The bulk of the killings have occurred in the border states of Chihuahua and
Baja California, where traffickers have sought to wipe out rivals on the streets
of Juárez and Tijuana, and in Sinaloa, where one of the country's most powerful
cartels has its base. "These criminal organizations don't have limits," said
Medina-Mora, who previously served as Mexico's public safety director and spy
chief. "They certainly have an enormous power of intimidation." Even while
acknowledging that there was a "significant increase" in drug-related homicides,
Medina-Mora said the overall level of violence in Mexico remained moderate
compared with that in other Latin American countries.

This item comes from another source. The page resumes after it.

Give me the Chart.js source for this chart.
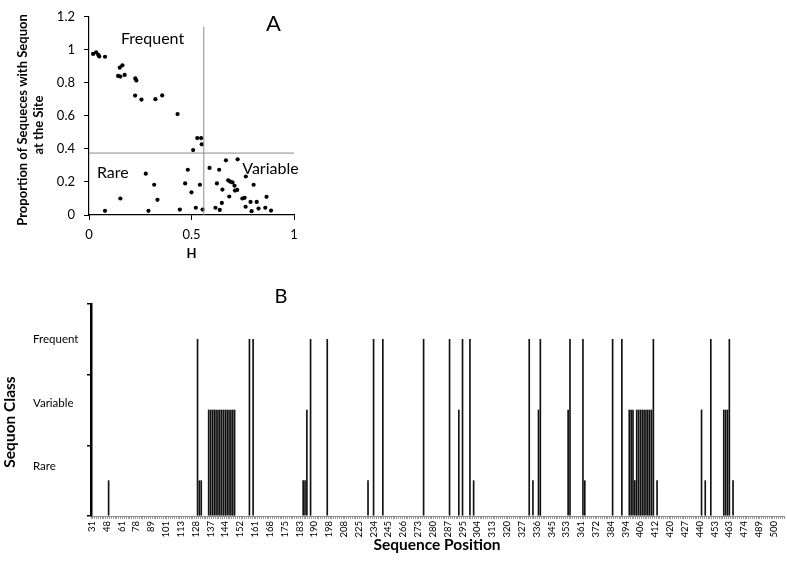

Mexico's overall homicide rate last year, 11 deaths per 100,000 people, was a
small fraction of the rates in Colombia, Guatemala, El Salvador and Brazil, he
said. Even as he released the new statistics though, the number of killings in
Mexico was climbing. At least 18 people were killed in two southern states on
Sunday, The Associated Press reported. They include two people whose heads were
left in plastic buckets near the office of the governor of Guerrero State, and
10 suspected drug traffickers and one soldier killed in a gun battle in Arcelia,
Guerrero. Taking on the cartels that supply most of the illegal drugs consumed
in the United States has been a frustrating exercise for Mexico. Officials
complain that the guns the criminals use are coming from the United States and
that the billions of dollars in drug profits have corrupted many institutions in
Mexico.
The attorney general's office itself recently found that numerous officials in
its organized crime unit were working for traffickers, receiving cash payments
to tip off the cartels about impending raids. But Medina-Mora said that the
arrests of those officials showed that Mexico was taking seriously its fight to
root out criminals wherever they are found.